**Do this**:
In the records below, find the line that contains "Emit a Python" and the line that contains "ax.spines[s].set_linewidth(2)"; write out exactly those two lines and everything between them, without the pictures.

**Given records**:

*-*-*

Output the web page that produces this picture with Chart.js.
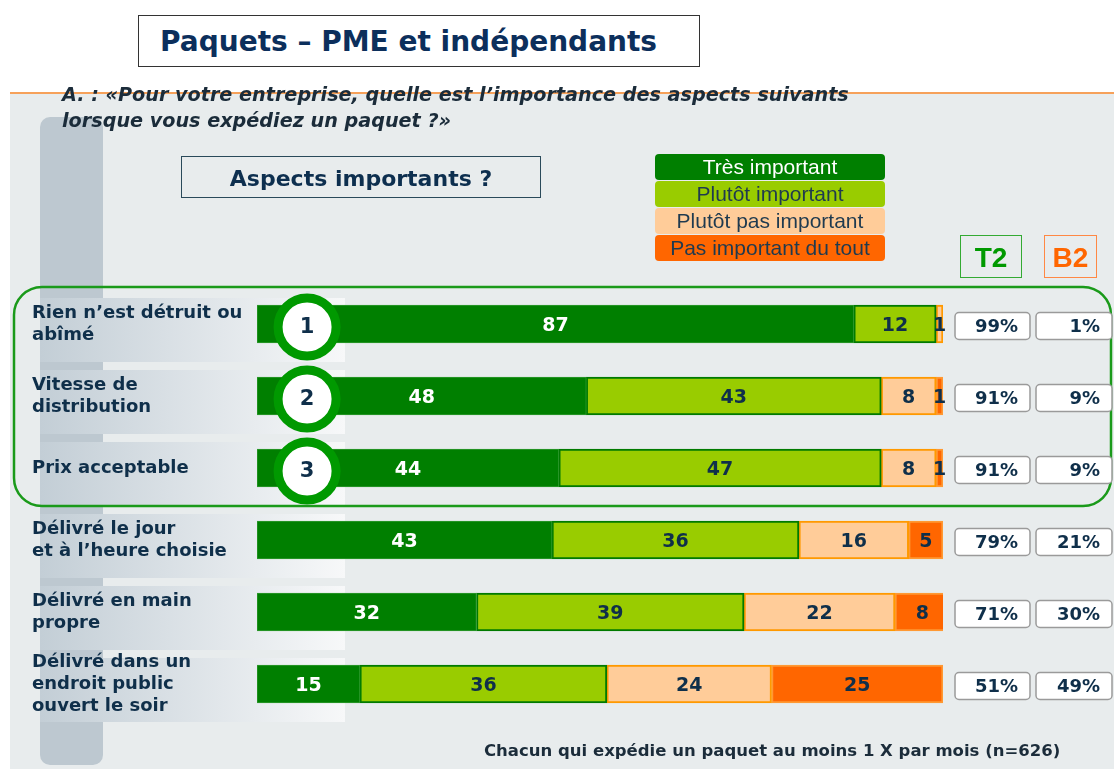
<!DOCTYPE html>
<html lang="fr">
<head>
<meta charset="utf-8">
<script src="https://cdn.jsdelivr.net/npm/chart.js@4.4.1/dist/chart.umd.min.js"></script>
<style>
  body { margin: 0; background: #fff; font-family: Arial, "Liberation Sans", sans-serif; }
  #wrap { position: relative; width: 1114px; height: 769px; overflow: hidden; }
  .abs { position: absolute; }
  .dv { font-family: "DejaVu Sans", Verdana, sans-serif; }
  #panel { left: 10px; top: 93px; width: 1104px; height: 676px; background: #e8eced; }
  #rule { left: 10px; top: 92px; width: 1104px; height: 2px; background: #f6a15a; }
  #column { left: 40px; top: 117px; width: 63px; height: 648px; border-radius: 10px; background: #bdc8d0; }
  #chart { left: 0; top: 0; }
  #title { left: 138px; top: 15px; width: 539px; height: 50px; border: 1.5px solid #333; background: #fff;
           font-weight: bold; font-size: 28px; color: #0c2f5c; line-height: 52px; padding-left: 21px; }
  #question { left: 62px; top: 82px; font-weight: bold; font-style: italic; font-size: 19.2px; color: #1b2c3a; line-height: 26px; }
  #aspects { left: 181px; top: 156px; width: 358px; height: 40px; border: 1.5px solid #2a4a5a;
             font-weight: bold; font-size: 22px; color: #0d2f4f; text-align: center; line-height: 44px; }
  #legend { left: 655px; top: 154px; width: 230px; }
  #legend div { height: 26px; line-height: 26px; border-radius: 4px; text-align: center; font-size: 21px; color: #1f3a4f; margin-bottom: 1px; }
  .hdr { top: 235px; height: 41px; line-height: 43px; text-align: center; font-weight: bold; font-size: 28px; }
  #t2 { left: 960px; width: 60px; border: 1.5px solid #33aa33; color: #009900; }
  #b2 { left: 1044px; width: 51px; border: 1.5px solid #ff8844; color: #ff6600; }
  #note { left: 484px; top: 741px; font-weight: bold; font-size: 16.5px; color: #1b2c3a; }
</style>
</head>
<body>
<div id="wrap">
  <div id="panel" class="abs"></div>
  <div id="rule" class="abs"></div>
  <div id="column" class="abs"></div>
  <canvas id="chart" class="abs" width="1114" height="769"></canvas>
  <div id="title" class="abs dv">Paquets – PME et indépendants</div>
  <div id="question" class="abs dv">A. : «Pour votre entreprise, quelle est l’importance des aspects suivants<br>lorsque vous expédiez un paquet ?»</div>
  <div id="aspects" class="abs dv">Aspects importants ?</div>
  <div id="legend" class="abs"></div>
  <div id="t2" class="abs hdr">T2</div>
  <div id="b2" class="abs hdr">B2</div>
  <div id="note" class="abs dv">Chacun qui expédie un paquet au moins 1 X par mois (n=626)</div>
</div>

<script>
// ── DATA ──────────────────────────────────────────────────────────────────────
const categories = [
  ['Rien n’est détruit ou', 'abîmé'],
  ['Vitesse de', 'distribution'],
  ['Prix acceptable'],
  ['Délivré le jour', 'et à l’heure choisie'],
  ['Délivré en main', 'propre'],
  ['Délivré dans un', 'endroit public', 'ouvert le soir']
];
const seriesNames     = ['Très important', 'Plutôt important', 'Plutôt pas important', 'Pas important du tout'];
const tresImportant   = [87, 48, 44, 43, 32, 15];
const plutotImportant = [12, 43, 47, 36, 39, 36];
const plutotPas       = [1, 8, 8, 16, 22, 24];
const pasDuTout       = [0, 1, 1, 5, 8, 25];
const t2Values        = [99, 91, 91, 79, 71, 51];
const b2Values        = [1, 9, 9, 21, 30, 49];
const ranks           = ['1', '2', '3'];

const fills   = ['#007f00', '#99cc00', '#ffcc99', '#ff6600'];
const borders = ['#2f9a2f', '#007a00', '#ff9900', '#ff9933'];
const labelColors = ['#ffffff', '#0f2f4a', '#0f2f4a', '#0f2f4a'];
const ink = '#0f2f4a';
const DV = '"DejaVu Sans", Verdana, sans-serif';

// Legend (HTML)
const lg = document.getElementById('legend');
seriesNames.forEach((n, i) => {
  const d = document.createElement('div');
  d.textContent = n;
  d.style.background = fills[i];
  if (i === 0) d.style.color = '#fff';
  lg.appendChild(d);
});

function roundRect(ctx, x, y, w, h, r) {
  ctx.beginPath();
  ctx.moveTo(x + r, y);
  ctx.arcTo(x + w, y, x + w, y + h, r);
  ctx.arcTo(x + w, y + h, x, y + h, r);
  ctx.arcTo(x, y + h, x, y, r);
  ctx.arcTo(x, y, x + w, y, r);
  ctx.closePath();
}

// ── PLUGINS ───────────────────────────────────────────────────────────────────
const decor = {
  id: 'decor',
  beforeDatasetsDraw(chart) {
    const { ctx, scales: { y } } = chart;
    ctx.save();
    // label stripes
    categories.forEach((_, i) => {
      const cy = y.getPixelForValue(i);
      const g = ctx.createLinearGradient(40, 0, 345, 0);
      g.addColorStop(0, '#c3ced6');
      g.addColorStop(1, '#f7f8f9');
      ctx.fillStyle = g;
      ctx.fillRect(40, cy - 26, 305, 64);
    });
    // top-3 frame
    const top = y.getPixelForValue(0) - 37, bot = y.getPixelForValue(2) + 38;
    roundRect(ctx, 14, top, 1097, bot - top, 28);
    ctx.strokeStyle = '#1a9a1a';
    ctx.lineWidth = 2.5;
    ctx.stroke();
    // category labels
    ctx.fillStyle = ink;
    ctx.font = 'bold 18px ' + DV;
    ctx.textBaseline = 'middle';
    categories.forEach((lines, i) => {
      const cy = y.getPixelForValue(i);
      const lh = 22;
      lines.forEach((t, k) => {
        ctx.fillText(t, 32, cy + (k - (lines.length - 1) / 2) * lh);
      });
    });
    ctx.restore();
  },
  afterDatasetsDraw(chart) {
    const { ctx, scales: { x, y } } = chart;
    ctx.save();
    // segment values
    ctx.font = 'bold 19px ' + DV;
    ctx.textAlign = 'center';
    ctx.textBaseline = 'middle';
    chart.data.datasets.forEach((ds, di) => {
      chart.getDatasetMeta(di).data.forEach((el, i) => {
        const v = ds.data[i];
        if (!v) return;
        ctx.fillStyle = labelColors[di];
        ctx.fillText(String(v), (el.x + el.base) / 2, el.y + 2);
      });
    });
    // rank circles
    ranks.forEach((r, i) => {
      const cy = y.getPixelForValue(i) + 3;
      const cx = x.getPixelForValue(7.3);
      ctx.beginPath();
      ctx.arc(cx, cy, 29, 0, Math.PI * 2);
      ctx.fillStyle = '#fff';
      ctx.fill();
      ctx.lineWidth = 9;
      ctx.strokeStyle = '#009900';
      ctx.stroke();
      ctx.fillStyle = ink;
      ctx.font = 'bold 21px ' + DV;
      ctx.fillText(r, cx, cy + 1);
    });
    // T2 / B2 boxes
    ctx.font = 'bold 18px ' + DV;
    ctx.textAlign = 'right';
    categories.forEach((_, i) => {
      const cy = y.getPixelForValue(i) + 2;
      [[955, 75, t2Values[i]], [1036, 76, b2Values[i]]].forEach(([bx, bw, v]) => {
        roundRect(ctx, bx, cy - 13.5, bw, 27, 4);
        ctx.fillStyle = '#fff';
        ctx.fill();
        ctx.lineWidth = 1.5;
        ctx.strokeStyle = '#9a9a9a';
        ctx.stroke();
        ctx.fillStyle = ink;
        ctx.fillText(v + '%', bx + bw - 12, cy + 1);
      });
    });
    ctx.restore();
  }
};

// ── CHART ─────────────────────────────────────────────────────────────────────
const series = [tresImportant, plutotImportant, plutotPas, pasDuTout];
new Chart(document.getElementById('chart'), {
  type: 'bar',
  data: {
    labels: categories.map(c => c.join(' ')),
    datasets: series.map((d, i) => ({
      label: seriesNames[i],
      data: d,
      backgroundColor: fills[i],
      borderColor: borders[i],
      borderWidth: i === 0 ? 1 : 2,
      borderSkipped: false,
      barThickness: 38
    }))
  },
  options: {
    indexAxis: 'y',
    responsive: false,
    animation: false,
    layout: { padding: { left: 257, right: 171, top: 288, bottom: 49 } },
    plugins: { legend: { display: false }, tooltip: { enabled: false } },
    scales: {
      x: { stacked: true, min: 0, max: 100, display: false },
      y: { stacked: true, display: false }
    }
  },
  plugins: [decor]
});
</script>
</body>
</html>
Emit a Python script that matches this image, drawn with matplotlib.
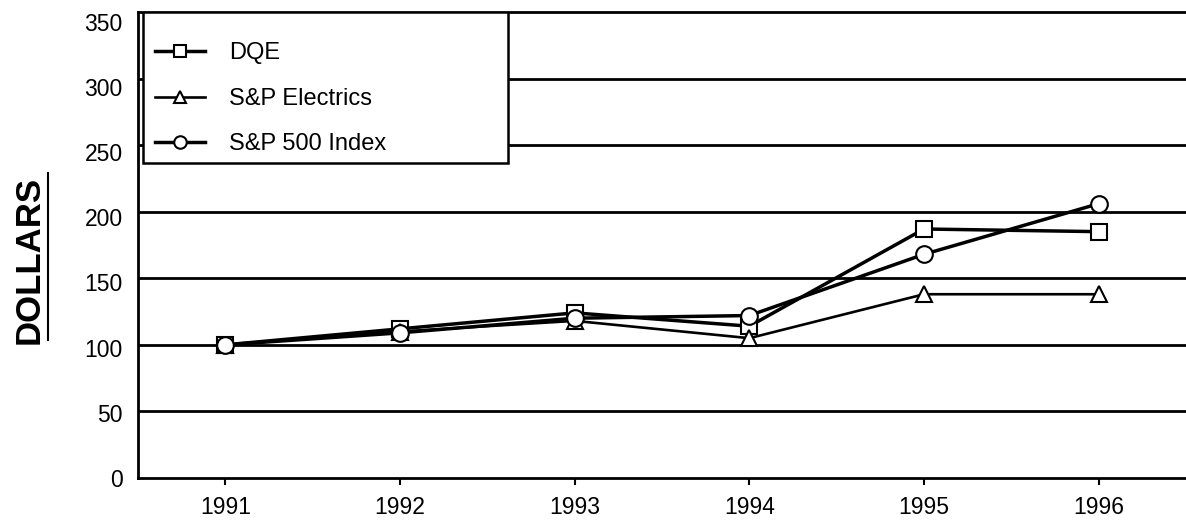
import matplotlib.pyplot as plt
import matplotlib.lines as mlines
import matplotlib.patches as mpatches
import matplotlib.transforms as mtransforms

plt.rcParams['font.family'] = ['Liberation Sans', 'DejaVu Sans']

# five year cumulative value of $100 invested
years = [1991, 1992, 1993, 1994, 1995, 1996]
dqe = [100, 112, 124, 114, 187, 185]
sp_electrics = [100, 110, 118, 105, 138, 138]
sp_500 = [100, 109, 120, 122, 168, 206]

fig = plt.figure(figsize=(11.86, 5.2), dpi=100)
ax = fig.add_axes([0.1164, 0.0808, 0.8836, 0.8962])

# horizontal rules every 50 dollars
for v in range(50, 350, 50):
    ax.axhline(v, color='black', linewidth=2.0, zorder=1)

ax.plot(years, dqe, '-s', color='black', linewidth=2.5, markersize=11.5,
        markerfacecolor='white', markeredgewidth=1.5, label='DQE', zorder=3)
ax.plot(years, sp_electrics, '-^', color='black', linewidth=1.9, markersize=12,
        markerfacecolor='white', markeredgewidth=1.5, label='S&P Electrics', zorder=3)
ax.plot(years, sp_500, '-o', color='black', linewidth=2.5, markersize=12,
        markerfacecolor='white', markeredgewidth=1.5, label='S&P 500 Index', zorder=4)

ax.set_xlim(1990.5, 1996.5)
ax.set_ylim(0, 350)
ax.set_xticks(years)
ax.set_yticks(range(0, 351, 50))
ax.tick_params(axis='y', length=0, labelsize=16.5, pad=11)
ax.tick_params(axis='x', length=5, width=1.5, direction='out', labelsize=16.5, pad=8)

# the printed labels creep a little below their rules going up the axis
for i, lab in enumerate(ax.get_yticklabels()):
    off = mtransforms.ScaledTranslation(0, -0.014 * i, fig.dpi_scale_trans)
    lab.set_transform(lab.get_transform() + off)

ax.spines['right'].set_visible(False)
for s in ['left', 'top', 'bottom']:
    ax.spines[s].set_linewidth(2)

# legend box drawn separately so the entries can sit low in it
box = mpatches.Rectangle((0.0048, 0.675), 0.348, 0.325, transform=ax.transAxes,
                         facecolor='white', edgecolor='black', linewidth=1.8, zorder=5)
ax.add_patch(box)
leg = ax.legend(loc='upper left', bbox_to_anchor=(0.0162, 0.935), frameon=False,
                fontsize=17, borderpad=0, labelspacing=1.0,
                handlelength=2.1, handletextpad=1.05, markerscale=0.75,
                borderaxespad=0)
leg.set_zorder(6)

# underlined axis title
fig.text(0.0245, 0.50, 'DOLLARS', rotation=90, fontsize=25, fontweight='bold',
         ha='center', va='center')
fig.add_artist(mlines.Line2D([0.0405, 0.0405], [0.346, 0.667], color='black', linewidth=1.5))

plt.savefig('out.png')
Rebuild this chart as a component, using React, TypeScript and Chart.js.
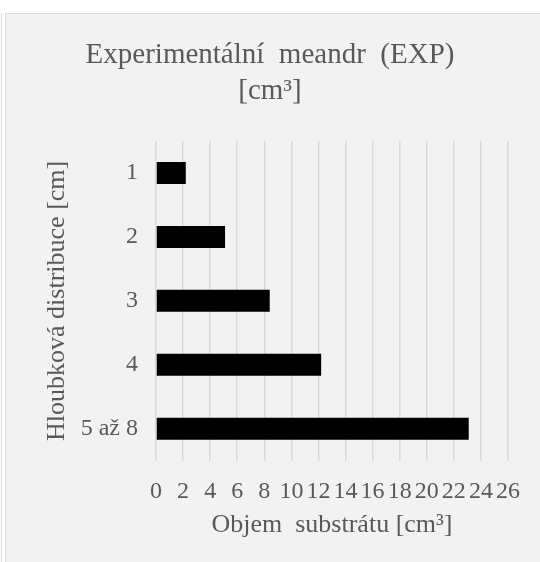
import React, { useEffect, useRef } from "react";
import { Chart, registerables } from "chart.js";

Chart.register(...registerables);

const categories = ["1", "2", "3", "4", "5 až 8"];
const volumes = [2.2, 5.1, 8.4, 12.2, 23.1];
const titleLines = ["Experimentální  meandr  (EXP)", "[cm³]"];
const xTitle = "Objem  substrátu [cm³]";
const yTitle = "Hloubková distribuce [cm]";
const xMin = 0;
const xMax = 26;
const xStep = 2;

const FONT = "'Liberation Serif', 'Times New Roman', serif";
const TEXT = "#595959";

export default function App() {
  const ref = useRef<HTMLCanvasElement | null>(null);

  useEffect(() => {
    document.body.style.margin = "0";
    const canvas = ref.current;
    if (!canvas) return;
    const chart = new Chart(canvas, {
      type: "bar",
      data: {
        labels: categories,
        datasets: [
          {
            data: volumes,
            backgroundColor: "#000000",
            borderWidth: 0,
            categoryPercentage: 1,
            barPercentage: 0.344,
          },
        ],
      },
      options: {
        indexAxis: "y",
        animation: false,
        responsive: false,
        devicePixelRatio: 1,
        layout: { padding: { left: 32, right: 32, top: 0, bottom: 21 } },
        plugins: {
          legend: { display: false },
          tooltip: { enabled: false },
          title: {
            display: true,
            text: titleLines,
            color: TEXT,
            font: { family: FONT, size: 29, weight: "normal", lineHeight: 36 / 29 },
            padding: { top: 37.2, bottom: 31.8 },
          },
        },
        scales: {
          x: {
            type: "linear",
            min: xMin,
            max: xMax,
            ticks: {
              stepSize: xStep,
              autoSkip: false,
              maxRotation: 0,
              minRotation: 0,
              color: TEXT,
              padding: 16.5,
              font: { family: FONT, size: 24 },
            },
            grid: {
              color: "#d9d9d9",
              lineWidth: 1.5,
              drawTicks: false,
            },
            border: { display: false },
            title: {
              display: true,
              text: xTitle,
              color: TEXT,
              font: { family: FONT, size: 26, lineHeight: 1.2 },
              padding: { top: 6, bottom: 0 },
            },
            afterFit: (scale: any) => {
              scale.height = 80.3;
            },
          },
          y: {
            type: "category",
            ticks: {
              color: TEXT,
              padding: 18,
              font: { family: FONT, size: 24 },
            },
            grid: { display: false, drawTicks: false },
            border: { display: false },
            title: {
              display: true,
              text: yTitle,
              color: TEXT,
              font: { family: FONT, size: 26, lineHeight: 1.2 },
              padding: { top: 9.4, bottom: 6 },
            },
            afterFit: (scale: any) => {
              scale.width = 124;
            },
          },
        },
      },
    });
    return () => chart.destroy();
  }, []);

  return (
    <div style={{ position: "relative", width: 540, height: 562, background: "#ffffff", overflow: "hidden" }}>
      <div style={{ position: "absolute", left: 1, top: 13, width: 1, height: 549, background: "#d9d9d9" }} />
      <div
        style={{
          position: "absolute",
          left: 5,
          top: 13,
          right: 0,
          bottom: 0,
          background: "#f2f2f2",
          borderTop: "1px solid #dcdcdc",
          borderLeft: "1px solid #dcdcdc",
        }}
      />
      <canvas ref={ref} width={540} height={562} style={{ position: "absolute", left: 0, top: 0 }} />
    </div>
  );
}
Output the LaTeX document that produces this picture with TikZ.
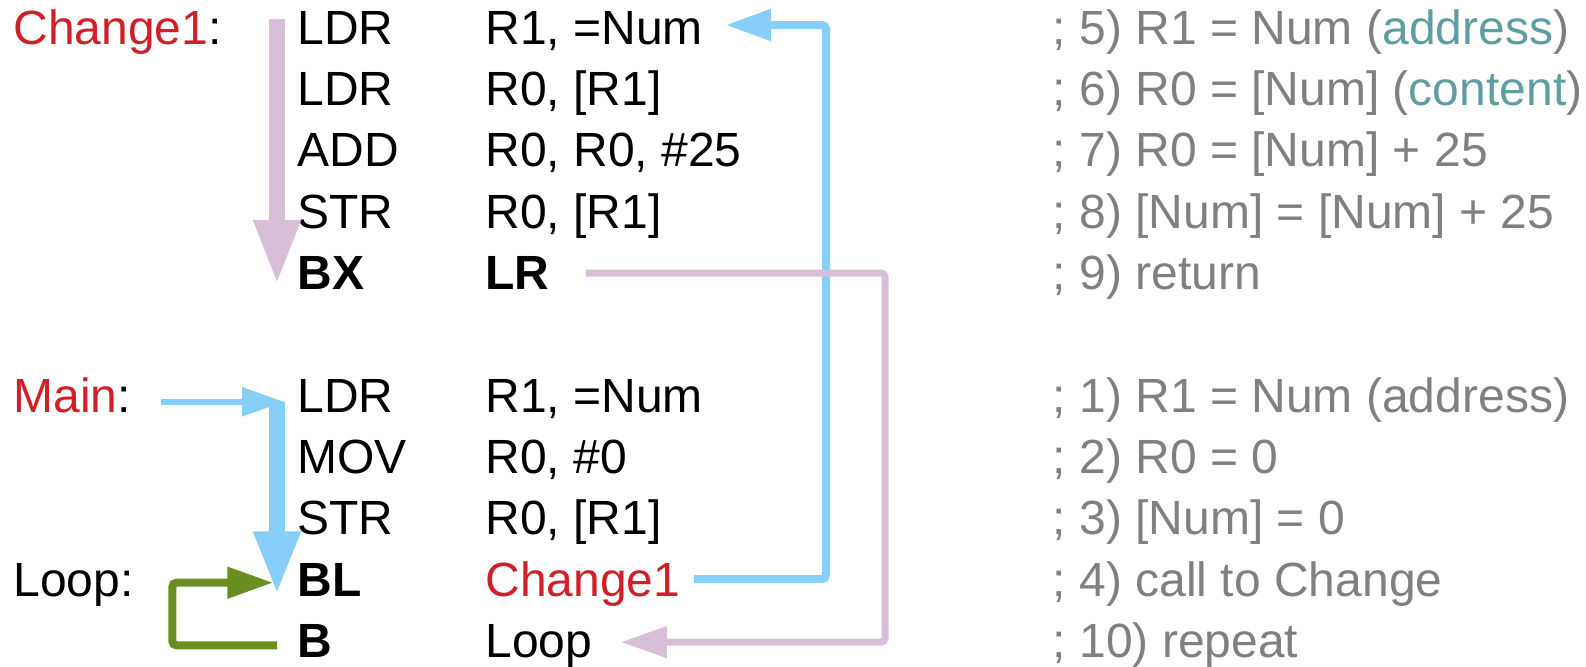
\documentclass[tikz,border=0pt]{standalone}
\usepackage{fontspec}
\setmainfont{Liberation Sans}
\usetikzlibrary{arrows.meta}

\definecolor{lblred}{RGB}{206,32,41}
\definecolor{cmtgray}{RGB}{128,128,128}
\definecolor{cmtteal}{RGB}{95,158,160}
\definecolor{flowpink}{RGB}{216,191,216}
\definecolor{flowblue}{RGB}{135,206,250}
\definecolor{loopgreen}{RGB}{107,142,35}

\tikzset{
  asm/.style={anchor=base west, inner sep=0pt, font=\fontsize{24pt}{29pt}\selectfont},
  cmt/.style={asm, text=cmtgray},
  seqpink/.style={draw=flowpink, line width=7.8pt, -{Triangle[length=32.5pt,width=21.5pt]}},
  seqblue/.style={draw=flowblue, line width=8pt, -{Triangle[length=32pt,width=21.5pt]}},
  entry/.style={draw=flowblue, line width=3pt, -{Triangle[length=21pt,width=14pt]}},
  callline/.style={draw=flowblue, line width=4pt, rounded corners=2pt, -{Triangle[length=22.5pt,width=15pt]}},
  retline/.style={draw=flowpink, line width=3.5pt, rounded corners=2pt, -{Triangle[length=23pt,width=15pt]}},
  loopline/.style={draw=loopgreen, line width=4pt, rounded corners=2pt, -{Triangle[length=23pt,width=15pt]}}
}

\begin{document}
\begin{tikzpicture}[x=0.5pt,y=-0.5pt]
\useasboundingbox (0,0) rectangle (1586,666);

% labels
\node[asm] (lChange) at (13,44.3) {\textcolor{lblred}{Change1}:};
\node[asm] (lMain) at (13,412.1) {\textcolor{lblred}{Main}:};
\node[asm] (lLoop) at (13,596) {Loop:};

% subroutine Change1
\node[asm] (op5) at (297,44.3) {LDR};
\node[asm] (op6) at (297,105.6) {LDR};
\node[asm] (op7) at (297,166.9) {ADD};
\node[asm] (op8) at (297,228.2) {STR};
\node[asm] (op9) at (297,289.5) {\bfseries BX};
\node[asm] (arg5) at (485,44.3) {R1, =Num};
\node[asm] (arg6) at (485,105.6) {R0, [R1]};
\node[asm] (arg7) at (485,166.9) {R0, R0, \#25};
\node[asm] (arg8) at (485,228.2) {R0, [R1]};
\node[asm] (arg9) at (485,289.5) {\bfseries LR};
\node[cmt] (cm5) at (1052.5,44.3) {; 5) R1 = Num (\textcolor{cmtteal}{address})};
\node[cmt] (cm6) at (1052.5,105.6) {; 6) R0 = [Num] (\textcolor{cmtteal}{content})};
\node[cmt] (cm7) at (1052.5,166.9) {; 7) R0 = [Num] + 25};
\node[cmt] (cm8) at (1052.5,228.2) {; 8) [Num] = [Num] + 25};
\node[cmt] (cm9) at (1052.5,289.5) {; 9) return};

% main program
\node[asm] (op1) at (297,412.1) {LDR};
\node[asm] (op2) at (297,473.4) {MOV};
\node[asm] (op3) at (297,534.7) {STR};
\node[asm] (op4) at (297,596) {\bfseries BL};
\node[asm] (op10) at (297,657.3) {\bfseries B};
\node[asm] (arg1) at (485,412.1) {R1, =Num};
\node[asm] (arg2) at (485,473.4) {R0, \#0};
\node[asm] (arg3) at (485,534.7) {R0, [R1]};
\node[asm] (arg4) at (485,596) {\textcolor{lblred}{Change1}};
\node[asm] (arg10) at (485,657.3) {Loop};
\node[cmt] (cm1) at (1052.5,412.1) {; 1) R1 = Num (address)};
\node[cmt] (cm2) at (1052.5,473.4) {; 2) R0 = 0};
\node[cmt] (cm3) at (1052.5,534.7) {; 3) [Num] = 0};
\node[cmt] (cm4) at (1052.5,596) {; 4) call to Change};
\node[cmt] (cm10) at (1052.5,657.3) {; 10) repeat};

% flow arrows
\draw[seqpink] ([xshift=-10pt,yshift=12.5pt]op5.base west) -- ([xshift=-10pt,yshift=2.2pt]op9.base west);
\draw[entry] ([xshift=15.15pt,yshift=5.15pt]lMain.base east) -- ([xshift=-6.5pt,yshift=5.15pt]op1.base west);
\draw[seqblue] ([xshift=-10pt,yshift=5.15pt]op1.base west) -- ([xshift=-10pt,yshift=0.35pt]op4.base west);
\draw[loopline] ([xshift=-10pt,yshift=6pt]op10.base west) -- ++(-104.6,0) |- ([xshift=-11.85pt,yshift=6.65pt]op4.base west);

% call and return
\coordinate (callTip) at ([xshift=11.3pt,yshift=9.65pt]arg5.base east);
\coordinate (callBus) at (826,0);
\draw[callline] ([xshift=6.6pt,yshift=8.5pt]arg4.base east) -| (callBus |- callTip) -- (callTip);
\coordinate (retTip) at ([xshift=14.1pt,yshift=7.6pt]arg10.base east);
\coordinate (retBus) at (885,0);
\draw[retline] ([xshift=18pt,yshift=8.25pt]arg9.base east) -| (retBus |- retTip) -- (retTip);
\end{tikzpicture}
\end{document}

*-*-*

**Correct result**:
Emit a Python script that matches this image, drawn with matplotlib.
import matplotlib.pyplot as plt
import matplotlib.lines as mlines
import matplotlib.patches as mpatches
import matplotlib.transforms as mtransforms

plt.rcParams['font.family'] = ['Liberation Sans', 'DejaVu Sans']

# five year cumulative value of $100 invested
years = [1991, 1992, 1993, 1994, 1995, 1996]
dqe = [100, 112, 124, 114, 187, 185]
sp_electrics = [100, 110, 118, 105, 138, 138]
sp_500 = [100, 109, 120, 122, 168, 206]

fig = plt.figure(figsize=(11.86, 5.2), dpi=100)
ax = fig.add_axes([0.1164, 0.0808, 0.8836, 0.8962])

# horizontal rules every 50 dollars
for v in range(50, 350, 50):
    ax.axhline(v, color='black', linewidth=2.0, zorder=1)

ax.plot(years, dqe, '-s', color='black', linewidth=2.5, markersize=11.5,
        markerfacecolor='white', markeredgewidth=1.5, label='DQE', zorder=3)
ax.plot(years, sp_electrics, '-^', color='black', linewidth=1.9, markersize=12,
        markerfacecolor='white', markeredgewidth=1.5, label='S&P Electrics', zorder=3)
ax.plot(years, sp_500, '-o', color='black', linewidth=2.5, markersize=12,
        markerfacecolor='white', markeredgewidth=1.5, label='S&P 500 Index', zorder=4)

ax.set_xlim(1990.5, 1996.5)
ax.set_ylim(0, 350)
ax.set_xticks(years)
ax.set_yticks(range(0, 351, 50))
ax.tick_params(axis='y', length=0, labelsize=16.5, pad=11)
ax.tick_params(axis='x', length=5, width=1.5, direction='out', labelsize=16.5, pad=8)

# the printed labels creep a little below their rules going up the axis
for i, lab in enumerate(ax.get_yticklabels()):
    off = mtransforms.ScaledTranslation(0, -0.014 * i, fig.dpi_scale_trans)
    lab.set_transform(lab.get_transform() + off)

ax.spines['right'].set_visible(False)
for s in ['left', 'top', 'bottom']:
    ax.spines[s].set_linewidth(2)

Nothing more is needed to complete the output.